Ulisse, meditando vendetta, offrì in dono il vino che aveva portato con sé dalla nave: Polifemo accettò di buon grado la bevanda, gustandone in gran quantità. Ormai ubriaco, chiese ad Ulisse il suo nome, ed egli rispose: “il mio nome è Nessuno”. Quando il gigante si addormentò, Ulisse vendicò i suoi compagni accecandolo con una grande trave di legno incandescente.
Polifemo gridò come un pazzo e cercava senza riuscirci, a prendere qualche Acheo. Allora spostò il grande masso che chiudeva l’entrata, sicuro che Ulisse e i suoi uomini sarebbero scappati. Questi però si legarono sotto il ventre dei montoni che uscirono non appena Polifemo spostò la gigantesca pietra.

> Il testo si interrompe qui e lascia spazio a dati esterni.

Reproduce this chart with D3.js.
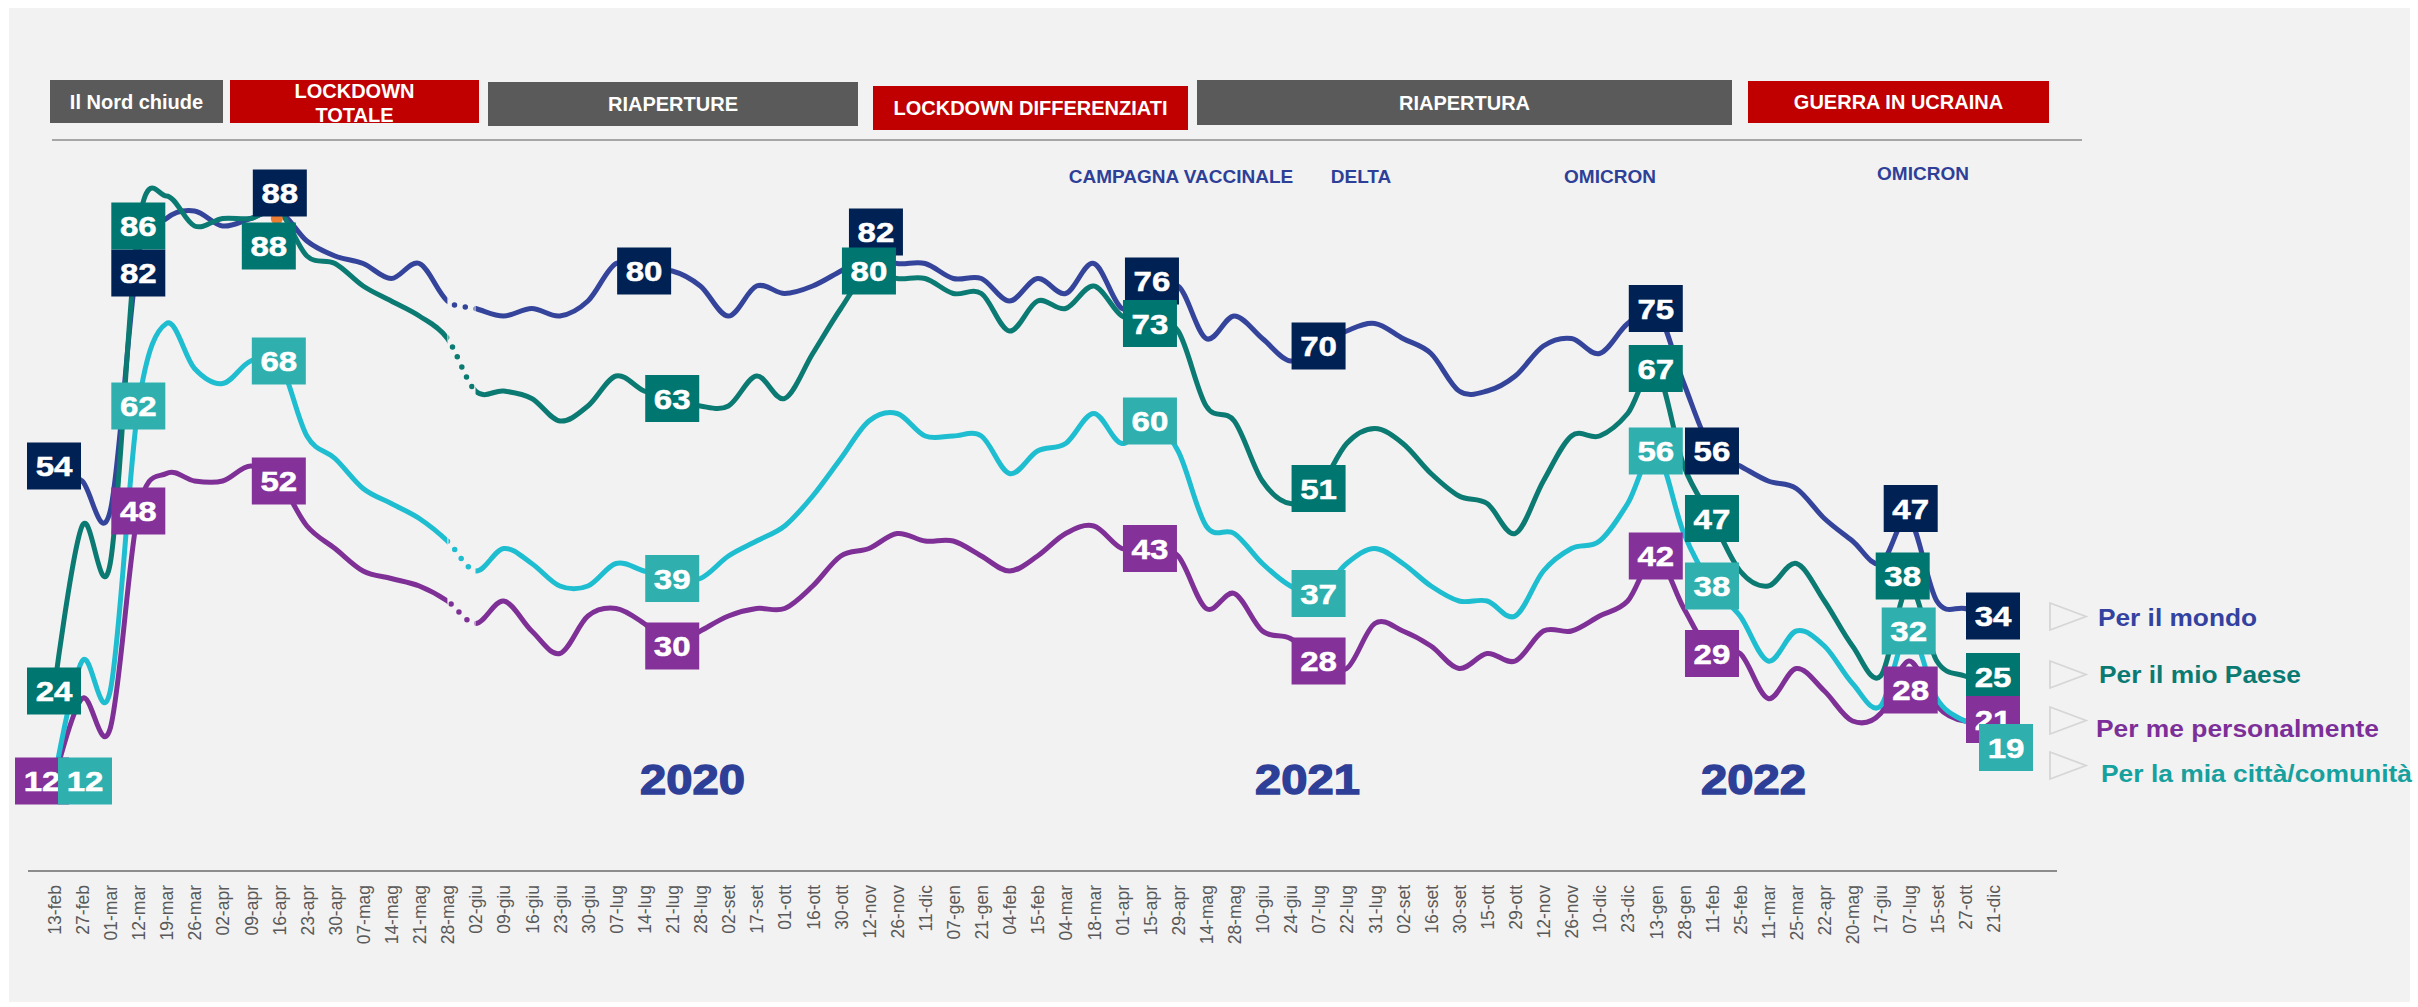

Ulisse e i suoi compagni corsero veloci verso le navi che ormeggiavano sulla costa e quando gli altri ciclopi accorsero in aiuto di Polifemo e chiesero chi compì il suo accecamento lui rispondeva: “Nessuno, è stato Nessuno”.
Viste le navi che prendevano il largo, gli altri ciclopi spiegarono a Polifemo della fuga di Ulisse. Il ciclope, furioso e rosso di ira, stacco dal terreno tre grossi massi e li scagliò verso il mare, nel tentativo, vano, di abbattere le navi greche.
Questi tre immensi massi, i faraglioni, sono rimasti immobili e immutati, ancora ammirabili oggi nelle acque che bagnano Aci Trezza.